- [The request]: Pictures stay out. Extract the lines below from the first one through the line with "const yTitle = 'PESO EVISCERADO\n(g)';", both included.
═════ Dataset content ═════
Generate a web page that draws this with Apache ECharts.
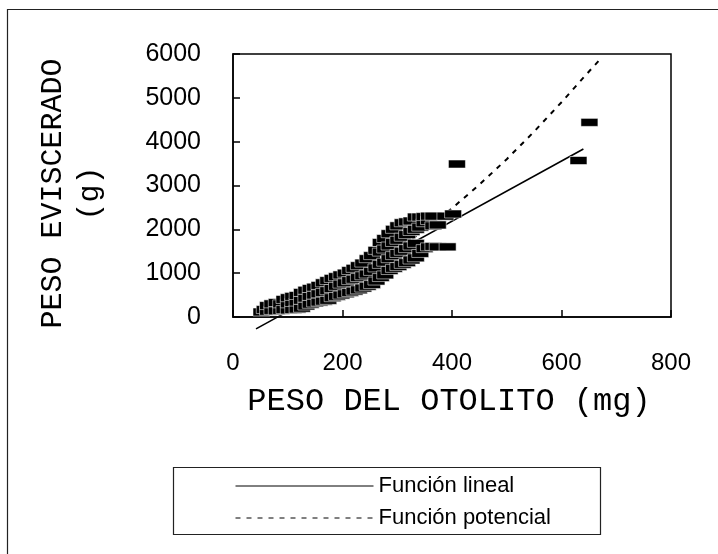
<!DOCTYPE html>
<html>
<head>
<meta charset="utf-8">
<script src="https://cdn.jsdelivr.net/npm/echarts@6/dist/echarts.min.js"></script>
<style>
  html, body { margin: 0; padding: 0; background: #fff; }
  #chart { width: 718px; height: 554px; }
</style>
</head>
<body>
<div id="chart"></div>
<script>
// Otolith weight (mg) and gutted weight (g) of each fish
const otolithMg = [
  52, 58, 64, 64, 72, 72, 80, 80, 88, 88, 94, 94,
  102, 102, 102, 110, 110, 110, 118, 118, 118, 126, 126, 126,
  134, 134, 134, 142, 142, 142, 150, 150, 150, 158, 158, 158,
  166, 166, 166, 174, 174, 174, 182, 182, 182, 190, 190, 190,
  198, 198, 198, 206, 206, 206, 214, 214, 214, 222, 222, 222,
  230, 230, 230, 238, 238, 238, 246, 246, 246, 254, 254, 254,
  262, 262, 262, 270, 270, 270, 270, 278, 278, 278, 278,
  286, 286, 286, 286, 294, 294, 294, 294, 302, 302, 302, 302,
  310, 310, 310, 310, 318, 318, 318, 318, 326, 326, 326, 326,
  334, 334, 334, 334, 342, 342, 342, 350, 350, 350,
  358, 358, 358, 366, 366, 366, 374, 374,
  388, 392, 402,
  409, 631, 651
];
const guttedG = [
  114, 170, 130, 260, 150, 300, 140, 330, 150, 300, 170, 400,
  160, 300, 440, 170, 330, 470, 180, 340, 490, 200, 380, 560,
  250, 430, 610, 290, 470, 650, 320, 500, 680, 340, 530, 720,
  360, 560, 780, 380, 600, 830, 440, 650, 880, 470, 700, 920,
  500, 750, 960, 530, 780, 1000, 560, 830, 1060, 590, 860, 1110,
  620, 900, 1170, 660, 940, 1230, 700, 980, 1330, 740, 1040, 1400,
  820, 1120, 1520, 900, 1200, 1480, 1700, 960, 1250, 1550, 1790,
  1060, 1330, 1620, 1900, 1110, 1400, 1700, 2000, 1150, 1450, 1750, 2080,
  1200, 1500, 1820, 2150, 1240, 1560, 1880, 2170, 1300, 1620, 1950, 2190,
  1350, 1680, 2000, 2280, 1450, 2050, 2280, 1560, 2150, 2290,
  1600, 2200, 2300, 1610, 2080, 2300, 1600, 2100,
  2300, 1600, 2350,
  3490, 3570, 4440
];

// Fitted curves, read along their drawn paths
const linearFitX = [42, 640];
const linearFitY = [-270, 3833];
const powerFitX = [60, 100, 150, 200, 250, 300, 350, 400, 450, 500, 550, 600, 640, 672];
const powerFitY = [100, 240, 475, 770, 1130, 1530, 1990, 2480, 3020, 3600, 4230, 4900, 5460, 5900];

const seriesNames = ['Función lineal', 'Función potencial'];
const xTitle = 'PESO DEL OTOLITO (mg)';
const yTitle = 'PESO EVISCERADO\n(g)';

const pair = (xs, ys) => xs.map((x, i) => [x, ys[i]]);
const plain = v => String(v);

const sansFont = "'Liberation Sans', Arial, sans-serif";
const monoFont = "'Courier New', 'Liberation Mono', monospace";

const chart = echarts.init(document.getElementById('chart'), null, { renderer: 'canvas' });

chart.setOption({
  backgroundColor: '#fff',
  animation: false,
  grid: {
    left: 233, right: 47, top: 54, bottom: 237,
    containLabel: false,
    outerBoundsMode: 'none',
    show: true,
    borderColor: '#000',
    borderWidth: 1.5,
    backgroundColor: 'transparent'
  },
  xAxis: {
    type: 'value',
    min: 0, max: 800, interval: 200,
    axisLine: { show: true, lineStyle: { color: '#000', width: 1.5 } },
    axisTick: { show: true, inside: true, length: 7, lineStyle: { color: '#000', width: 1.5 } },
    axisLabel: { margin: 34, fontFamily: sansFont, fontSize: 24, color: '#000', formatter: plain },
    splitLine: { show: false }
  },
  yAxis: {
    type: 'value',
    min: 0, max: 6000, interval: 1000,
    name: yTitle,
    nameLocation: 'middle',
    nameRotate: 90,
    nameGap: 124,
    nameTextStyle: {
      fontFamily: monoFont, fontSize: 30, lineHeight: 37, color: '#000', align: 'center',
      padding: [0, 16, 0, 0]
    },
    axisLine: { show: true, lineStyle: { color: '#000', width: 1.5 } },
    axisTick: { show: true, inside: true, length: 7, lineStyle: { color: '#000', width: 1.5 } },
    axisLabel: { margin: 32, fontFamily: sansFont, fontSize: 25, color: '#000', formatter: plain },
    splitLine: { show: false }
  },
  legend: {
    data: seriesNames,
    orient: 'vertical',
    left: 235,
    top: 473,
    itemWidth: 138,
    itemHeight: 14,
    itemGap: 6,
    padding: 0,
    itemStyle: { opacity: 0 },
    lineStyle: { width: 1 },
    textStyle: { fontFamily: sansFont, fontSize: 22, lineHeight: 26, color: '#000' },
    selectedMode: false
  },
  series: [
    {
      name: seriesNames[0],
      type: 'line',
      data: pair(linearFitX, linearFitY),
      symbol: 'none',
      clip: false,
      z: 2,
      itemStyle: { color: '#000' },
      lineStyle: { color: '#000', width: 1.6, type: 'solid' }
    },
    {
      name: seriesNames[1],
      type: 'line',
      data: pair(powerFitX, powerFitY),
      symbol: 'none',
      z: 2,
      itemStyle: { color: '#000' },
      lineStyle: { color: '#000', width: 2, type: [5, 6] }
    },
    {
      name: 'datos',
      type: 'scatter',
      data: pair(otolithMg, guttedG),
      symbol: 'rect',
      symbolSize: [17, 8],
      z: 3,
      itemStyle: { color: '#000', borderColor: '#fff', borderWidth: 0.5, opacity: 1 }
    }
  ],
  graphic: [
    {
      type: 'rect',
      silent: true,
      shape: { x: 7.5, y: 9.5, width: 720, height: 560 },
      style: { fill: 'none', stroke: '#222', lineWidth: 1.2 }
    },
    {
      type: 'rect',
      silent: true,
      shape: { x: 173.5, y: 467.5, width: 427, height: 67 },
      style: { fill: 'none', stroke: '#222', lineWidth: 1.2 }
    },
    {
      // x-axis title
      type: 'text',
      silent: true,
      x: 449,
      y: 402,
      style: {
        text: xTitle,
        fill: '#000',
        font: "32px 'Courier New', 'Liberation Mono', monospace",
        align: 'center',
        verticalAlign: 'middle'
      }
    }
  ]
});
</script>
</body>
</html>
═════
- [Response to the exercise]:
Generate a web page that draws this with Apache ECharts.
<!DOCTYPE html>
<html>
<head>
<meta charset="utf-8">
<script src="https://cdn.jsdelivr.net/npm/echarts@6/dist/echarts.min.js"></script>
<style>
  html, body { margin: 0; padding: 0; background: #fff; }
  #chart { width: 718px; height: 554px; }
</style>
</head>
<body>
<div id="chart"></div>
<script>
// Otolith weight (mg) and gutted weight (g) of each fish
const otolithMg = [
  52, 58, 64, 64, 72, 72, 80, 80, 88, 88, 94, 94,
  102, 102, 102, 110, 110, 110, 118, 118, 118, 126, 126, 126,
  134, 134, 134, 142, 142, 142, 150, 150, 150, 158, 158, 158,
  166, 166, 166, 174, 174, 174, 182, 182, 182, 190, 190, 190,
  198, 198, 198, 206, 206, 206, 214, 214, 214, 222, 222, 222,
  230, 230, 230, 238, 238, 238, 246, 246, 246, 254, 254, 254,
  262, 262, 262, 270, 270, 270, 270, 278, 278, 278, 278,
  286, 286, 286, 286, 294, 294, 294, 294, 302, 302, 302, 302,
  310, 310, 310, 310, 318, 318, 318, 318, 326, 326, 326, 326,
  334, 334, 334, 334, 342, 342, 342, 350, 350, 350,
  358, 358, 358, 366, 366, 366, 374, 374,
  388, 392, 402,
  409, 631, 651
];
const guttedG = [
  114, 170, 130, 260, 150, 300, 140, 330, 150, 300, 170, 400,
  160, 300, 440, 170, 330, 470, 180, 340, 490, 200, 380, 560,
  250, 430, 610, 290, 470, 650, 320, 500, 680, 340, 530, 720,
  360, 560, 780, 380, 600, 830, 440, 650, 880, 470, 700, 920,
  500, 750, 960, 530, 780, 1000, 560, 830, 1060, 590, 860, 1110,
  620, 900, 1170, 660, 940, 1230, 700, 980, 1330, 740, 1040, 1400,
  820, 1120, 1520, 900, 1200, 1480, 1700, 960, 1250, 1550, 1790,
  1060, 1330, 1620, 1900, 1110, 1400, 1700, 2000, 1150, 1450, 1750, 2080,
  1200, 1500, 1820, 2150, 1240, 1560, 1880, 2170, 1300, 1620, 1950, 2190,
  1350, 1680, 2000, 2280, 1450, 2050, 2280, 1560, 2150, 2290,
  1600, 2200, 2300, 1610, 2080, 2300, 1600, 2100,
  2300, 1600, 2350,
  3490, 3570, 4440
];

// Fitted curves, read along their drawn paths
const linearFitX = [42, 640];
const linearFitY = [-270, 3833];
const powerFitX = [60, 100, 150, 200, 250, 300, 350, 400, 450, 500, 550, 600, 640, 672];
const powerFitY = [100, 240, 475, 770, 1130, 1530, 1990, 2480, 3020, 3600, 4230, 4900, 5460, 5900];

const seriesNames = ['Función lineal', 'Función potencial'];
const xTitle = 'PESO DEL OTOLITO (mg)';
const yTitle = 'PESO EVISCERADO\n(g)';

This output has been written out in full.